# Offset trolling motor mount



## NSBHeron (Mar 13, 2017)

Wanting to offset the trolling motor bracket on my boat to help clear fly line. When mounting the QRB I notice everyone cuts off the corner to be flush with the deck but looks like it’s cuts off a screw hole. Do I need to add a new screw hole or will I be ok with just the 3. Any pictures would be appreciated.


----------



## Water Bound (Dec 12, 2018)

Bump...interested in this too!


----------



## prinjm6 (May 13, 2015)

3 is fine and you can always add a fourth if you would like as long as you have the room.


----------



## NSBHeron (Mar 13, 2017)

prinjm6 said:


> 3 is fine and you can always add a fourth if you would like as long as you have the room.
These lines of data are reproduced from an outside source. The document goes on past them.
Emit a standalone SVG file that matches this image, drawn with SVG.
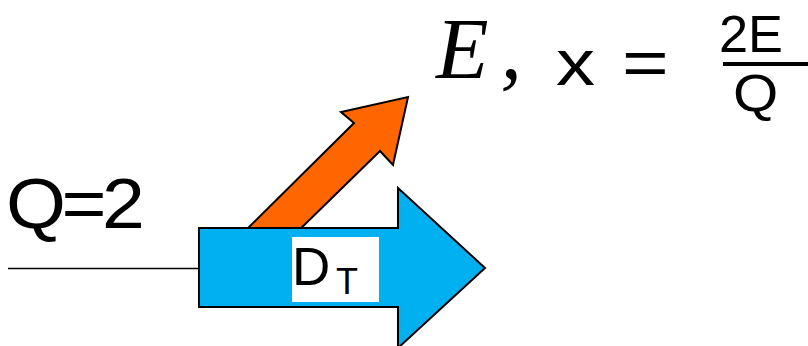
<svg xmlns="http://www.w3.org/2000/svg" width="808" height="346" viewBox="0 0 808 346">
<style>
.sans{font-family:"Liberation Sans",Arial,sans-serif;fill:#000}
.serif{font-family:"Liberation Serif","Times New Roman",serif;font-style:italic;fill:#000}
.shape{stroke:#000;stroke-width:2;stroke-linejoin:miter}
</style>
<rect width="808" height="346" fill="#fff"/>
<g id="connectors">
<line x1="8" y1="268.5" x2="200" y2="268.5" stroke="#000" stroke-width="1.6"/>
</g>
<g id="orange-arrow">
<polygon class="shape" fill="#FF6600" points="240,236 354,123 341,112 408,97 393,165 380,151 293,236"/>
</g>
<g id="blue-arrow">
<polygon class="shape" fill="#00B0F0" points="199,228 398,228 398,188 485,268 398,348 398,307 199,307"/>
<rect x="292" y="237" width="87" height="65" fill="#fff"/>
<text class="sans" x="292" y="285" font-size="53">D</text>
<text class="sans" x="336" y="294" font-size="36">T</text>
</g>
<g id="q-label">
<text class="sans" font-size="70" letter-spacing="-4" transform="translate(6,228) scale(1.1,1)">Q=2</text>
</g>
<g id="formula">
<text class="serif" x="436" y="78" font-size="86">E<tspan dx="12">,</tspan></text>
<text class="sans" font-size="64" transform="translate(556,85) scale(1.22,1)">x</text>
<text class="sans" font-size="64" transform="translate(622,85) scale(1.25,1)">=</text>
<text class="sans" x="719" y="52" font-size="52" textLength="64" lengthAdjust="spacingAndGlyphs">2E</text>
<rect x="723" y="62" width="85" height="4" fill="#000"/>
<text class="sans" font-size="52" transform="translate(733,111) scale(1.12,1)">Q</text>
</g>
</svg>
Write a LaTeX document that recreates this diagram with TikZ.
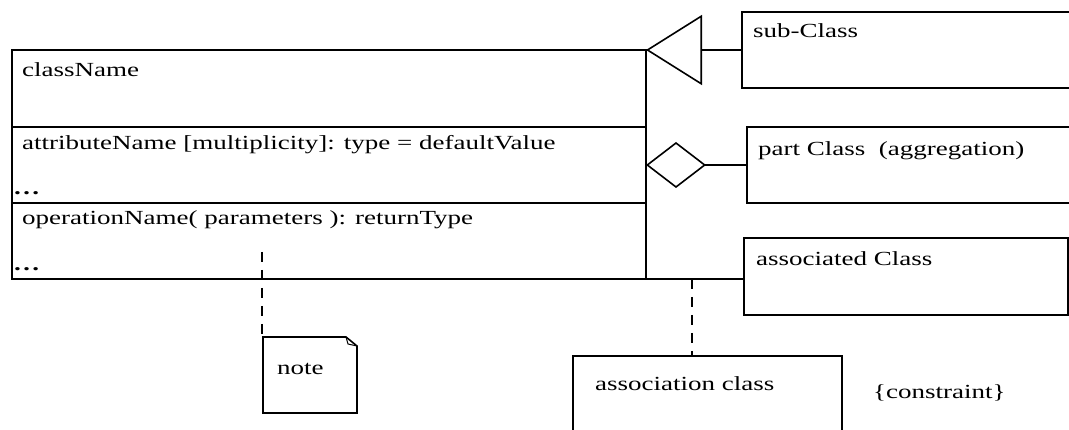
\documentclass[tikz,border=0pt]{standalone}
\usepackage{fontspec}
\setmainfont{Liberation Serif}
\newfontfamily\umlfont[FakeStretch=1.35]{Liberation Serif}
\usetikzlibrary{positioning,arrows.meta}

\begin{document}
\begin{tikzpicture}[x=1pt,y=-1pt,
  box/.style={draw,line width=2.2pt,rectangle,inner sep=0pt,outer sep=0pt},
  txt/.style={anchor=base west,inner sep=0pt,font=\umlfont\fontsize{20}{24}\selectfont},
  link/.style={line width=2.2pt,dash pattern=on 10pt off 8pt},
  ]
  \useasboundingbox (0,0) rectangle (1069,430);

  %CLASS COMPARTMENTS
  \node[box,minimum width=634pt,minimum height=77pt,anchor=north west] (name) at (12,50) {};
  \node[box,minimum width=634pt,minimum height=76pt,below=0pt of name] (attrs) {};
  \node[box,minimum width=634pt,minimum height=76pt,below=0pt of attrs] (ops) {};
  \node[txt] (nametxt) at (22,77) {className};
  \node[txt] (attrtxt) at (22,150) {attributeName [multiplicity]: type = defaultValue};
  \node[txt] (attrdots) at (13,195) {\textbf{…}};
  \node[txt] (optxt) at (22,225) {operationName( parameters ): returnType};
  \node[txt] (opdots) at (13,271) {\textbf{…}};

  %RELATED CLASSES
  \node[box,minimum width=338pt,minimum height=76pt,anchor=north west] (sub) at (742,12) {};
  \node[box,minimum width=338pt,minimum height=76pt,anchor=north west] (part) at (747,127) {};
  \node[box,minimum width=324pt,minimum height=77pt,anchor=north west] (assoc) at (744,238) {};
  \node[box,minimum width=269pt,minimum height=90pt,anchor=north west] (aclass) at (573,356) {};
  \node[txt] (subtxt) at (753,38) {sub-Class};
  \node[txt] (parttxt) at (758,156) {part Class\ \ (aggregation)};
  \node[txt] (assoctxt) at (756,266) {associated Class};
  \node[txt] (aclasstxt) at (595,391) {association class};
  \node[txt] (constr) at (873,399) {\{constraint\}};

  %NOTE
  \node[minimum width=94pt,minimum height=76pt,inner sep=0pt,outer sep=0pt,anchor=north west] (note) at (263,337) {};
  \draw[line width=1.6pt] (note.south west) -- (note.north west) -- ([xshift=-11pt]note.north east)
    -- ([yshift=-9pt]note.north east) -- (note.south east) -- cycle;
  \draw[line width=1pt] ([xshift=-11pt]note.north east) -- ([xshift=-9pt,yshift=-7pt]note.north east)
    -- ([yshift=-9pt]note.north east);
  \node[txt] (notetxt) at (277,375) {note};

  %CONNECTORS
  \draw[line width=2.2pt,-{Triangle[open,length=56pt,width=70pt,line width=1.6pt]}] (sub.west) -- (name.north east);
  \draw[line width=2.2pt,-{Diamond[open,length=60pt,width=46pt,line width=1.6pt]}] (part.west) -- (attrs.east);
  \draw[line width=2.2pt] (ops.south east) -- (ops.south east -| assoc.west);
  \coordinate (mid) at (692,279);
  \draw[link] (mid) -- (mid |- aclass.north);
  \coordinate (pin) at (262,252);
  \draw[link] (pin) -- (pin |- note.north);
\end{tikzpicture}
\end{document}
Yeah seems pretty solid with just the 3. Also I see you have your wire running through the front hatch. Did you have to cut anything out or just close the hatch on the wire


----------



## prinjm6 (May 13, 2015)

NSBHeron said:


> Yeah seems pretty solid with just the 3. Also I see you have your wire running through the front hatch. Did you have to cut anything out or just close the hatch on the wire


The corner is notched and finished off so cord doesnt pinch, gasket forms to cord and no issues with hatch/gasket pinching it in 200hrs of run time I've put on it. Got to have the battery tender plug!


----------



## Fritz (Jan 17, 2017)

Three screws plus 5200 should be fine. After having the offset block, I can not imagine the TM mounted any other way!


----------



## Sethsawyer (Apr 5, 2019)

Anyone run a tiller offset. I like the look and function of offset, but I am wondering if people are doing this with a tiller. Pics would be great if anyone is doing this.


----------